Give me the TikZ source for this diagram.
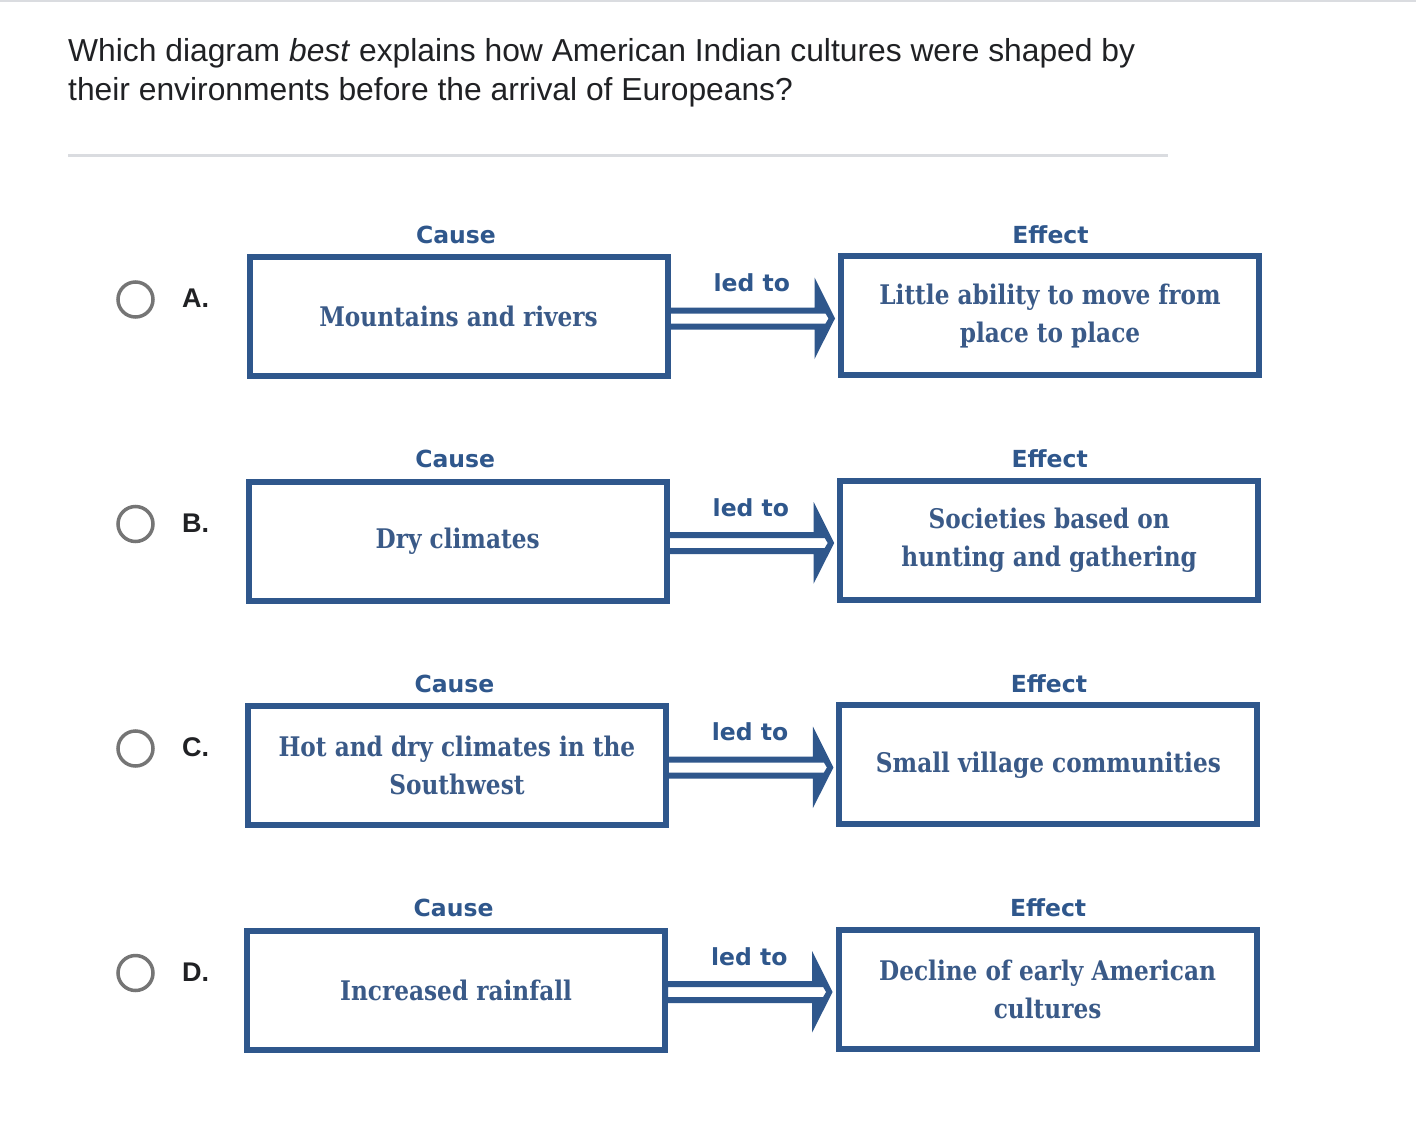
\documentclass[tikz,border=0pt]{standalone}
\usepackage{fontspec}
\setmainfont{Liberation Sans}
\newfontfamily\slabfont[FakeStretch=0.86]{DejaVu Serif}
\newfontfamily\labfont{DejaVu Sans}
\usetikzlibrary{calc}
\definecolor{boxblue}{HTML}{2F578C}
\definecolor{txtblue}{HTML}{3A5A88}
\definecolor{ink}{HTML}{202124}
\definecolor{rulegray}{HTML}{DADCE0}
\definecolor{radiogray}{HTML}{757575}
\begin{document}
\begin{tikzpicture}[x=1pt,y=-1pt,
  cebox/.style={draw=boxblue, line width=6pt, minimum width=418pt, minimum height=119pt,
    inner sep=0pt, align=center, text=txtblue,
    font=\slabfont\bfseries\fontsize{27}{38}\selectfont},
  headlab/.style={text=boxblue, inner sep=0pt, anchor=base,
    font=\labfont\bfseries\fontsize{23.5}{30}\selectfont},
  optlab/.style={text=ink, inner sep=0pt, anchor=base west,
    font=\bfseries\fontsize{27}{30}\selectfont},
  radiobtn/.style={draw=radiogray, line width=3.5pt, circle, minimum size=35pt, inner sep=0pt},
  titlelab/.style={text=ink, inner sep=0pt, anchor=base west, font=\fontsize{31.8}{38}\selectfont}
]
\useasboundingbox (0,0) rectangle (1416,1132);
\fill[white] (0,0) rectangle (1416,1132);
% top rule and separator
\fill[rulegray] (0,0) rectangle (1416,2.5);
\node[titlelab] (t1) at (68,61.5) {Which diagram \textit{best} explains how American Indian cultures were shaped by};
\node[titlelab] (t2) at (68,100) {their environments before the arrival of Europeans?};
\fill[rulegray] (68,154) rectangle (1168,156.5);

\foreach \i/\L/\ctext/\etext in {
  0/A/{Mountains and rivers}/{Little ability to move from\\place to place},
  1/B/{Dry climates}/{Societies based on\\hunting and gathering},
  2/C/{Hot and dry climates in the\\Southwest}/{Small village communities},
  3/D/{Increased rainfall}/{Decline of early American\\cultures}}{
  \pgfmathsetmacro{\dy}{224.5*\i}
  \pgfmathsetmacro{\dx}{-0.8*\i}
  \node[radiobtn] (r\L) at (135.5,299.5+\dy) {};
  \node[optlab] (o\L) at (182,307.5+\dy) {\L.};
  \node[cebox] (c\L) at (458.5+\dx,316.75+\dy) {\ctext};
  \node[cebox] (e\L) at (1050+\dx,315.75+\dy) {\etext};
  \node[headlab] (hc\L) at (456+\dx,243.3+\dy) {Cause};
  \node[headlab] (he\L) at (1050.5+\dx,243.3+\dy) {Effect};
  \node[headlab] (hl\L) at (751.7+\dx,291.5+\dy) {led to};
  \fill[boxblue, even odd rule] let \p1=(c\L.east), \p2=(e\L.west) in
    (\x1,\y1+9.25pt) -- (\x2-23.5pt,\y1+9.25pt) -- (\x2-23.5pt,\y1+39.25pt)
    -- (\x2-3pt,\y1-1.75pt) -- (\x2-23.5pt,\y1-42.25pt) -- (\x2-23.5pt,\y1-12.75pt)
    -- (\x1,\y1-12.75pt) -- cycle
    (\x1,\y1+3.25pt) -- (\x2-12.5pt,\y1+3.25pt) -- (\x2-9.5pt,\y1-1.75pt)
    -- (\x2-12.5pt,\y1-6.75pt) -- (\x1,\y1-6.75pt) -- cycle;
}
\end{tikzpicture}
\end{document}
##############################
The task » Reproduce the material above exactly, first line through the line that contains "(68,154) rectangle (1168,156.5);", minus the pictures.

Exercise result »
Give me the TikZ source for this diagram.
\documentclass[tikz,border=0pt]{standalone}
\usepackage{fontspec}
\setmainfont{Liberation Sans}
\newfontfamily\slabfont[FakeStretch=0.86]{DejaVu Serif}
\newfontfamily\labfont{DejaVu Sans}
\usetikzlibrary{calc}
\definecolor{boxblue}{HTML}{2F578C}
\definecolor{txtblue}{HTML}{3A5A88}
\definecolor{ink}{HTML}{202124}
\definecolor{rulegray}{HTML}{DADCE0}
\definecolor{radiogray}{HTML}{757575}
\begin{document}
\begin{tikzpicture}[x=1pt,y=-1pt,
  cebox/.style={draw=boxblue, line width=6pt, minimum width=418pt, minimum height=119pt,
    inner sep=0pt, align=center, text=txtblue,
    font=\slabfont\bfseries\fontsize{27}{38}\selectfont},
  headlab/.style={text=boxblue, inner sep=0pt, anchor=base,
    font=\labfont\bfseries\fontsize{23.5}{30}\selectfont},
  optlab/.style={text=ink, inner sep=0pt, anchor=base west,
    font=\bfseries\fontsize{27}{30}\selectfont},
  radiobtn/.style={draw=radiogray, line width=3.5pt, circle, minimum size=35pt, inner sep=0pt},
  titlelab/.style={text=ink, inner sep=0pt, anchor=base west, font=\fontsize{31.8}{38}\selectfont}
]
\useasboundingbox (0,0) rectangle (1416,1132);
\fill[white] (0,0) rectangle (1416,1132);
% top rule and separator
\fill[rulegray] (0,0) rectangle (1416,2.5);
\node[titlelab] (t1) at (68,61.5) {Which diagram \textit{best} explains how American Indian cultures were shaped by};
\node[titlelab] (t2) at (68,100) {their environments before the arrival of Europeans?};
\fill[rulegray] (68,154) rectangle (1168,156.5);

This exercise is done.